Sunday, December 9, 2012

Tone in "Picnic, Lightning"



Thesis: The tone in Billy Collins’s poem “Picnic, Lightning” morphs from a seeming flippancy, to helplessness, and finally to a sincere wonder as the speaker ponders the unpredictability of life and death.

            The change in tone signals the speaker’s realization that life must be enjoyed while it lasts. In the first stanza, Collins gives examples of freak accidents that people can die from, such as being “struck by a meteor / or a single-engine plane / while reading in a chair at home” (Collins lines 1-3). This particular circumstance sounds so preposterous and unlikely that the reader cannot help but laugh it off. The lighthearted tone draws the reader in, establishing a nonthreatening atmosphere. Many view death as something that could not possibly just unexpectedly happen to them.

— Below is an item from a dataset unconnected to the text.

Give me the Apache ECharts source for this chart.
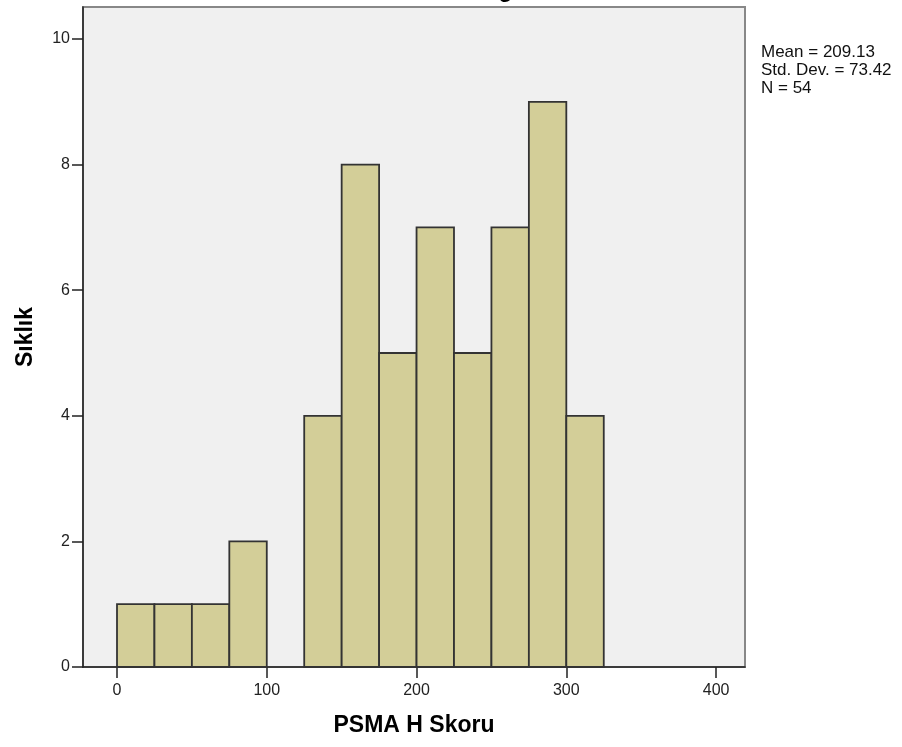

However, Collins then proceeds to describe a true account of a woman struck by lightning on a picnic. Her accident sounds just as unlikely, yet the reader knows it has actually happened. Transitioning into the next stanza, Collins identifies how a heart attack can be just as unexpected. He describes death: “a tiny dark ship is unmoored / into the flow of the body’s rivers, / the brain a monastery, / defenseless on the shore” (lines 16-19). The poem has at this point lost its earlier flippancy about death. There is a dark and fearful sense of helplessness in his description of death quietly overtaking the body. With this realization that one is not immune to death, it is easy to develop a certain preoccupation with it. The speaker imagines “the instant hand of Death / always ready to burst forth / from the sleeves of his voluminous cloak” (lines 25-27). Just as ignorance about the nature of death can be dangerous, paranoia can be detrimental as well. In the final stanza, Collins identifies a means to balance the unpredictability and the inevitability of death. As the speaker looks at the pieces of nature in the garden, “the wheelbarrow is a wider blue, / the clouds a brighter white” (lines 32-33). The tone is wondering as the speaker notices the beauty of life around him. There is no way to predict death, yet if people do not take time to appreciate life in the short time that it lasts, they will miss out on its simple joys.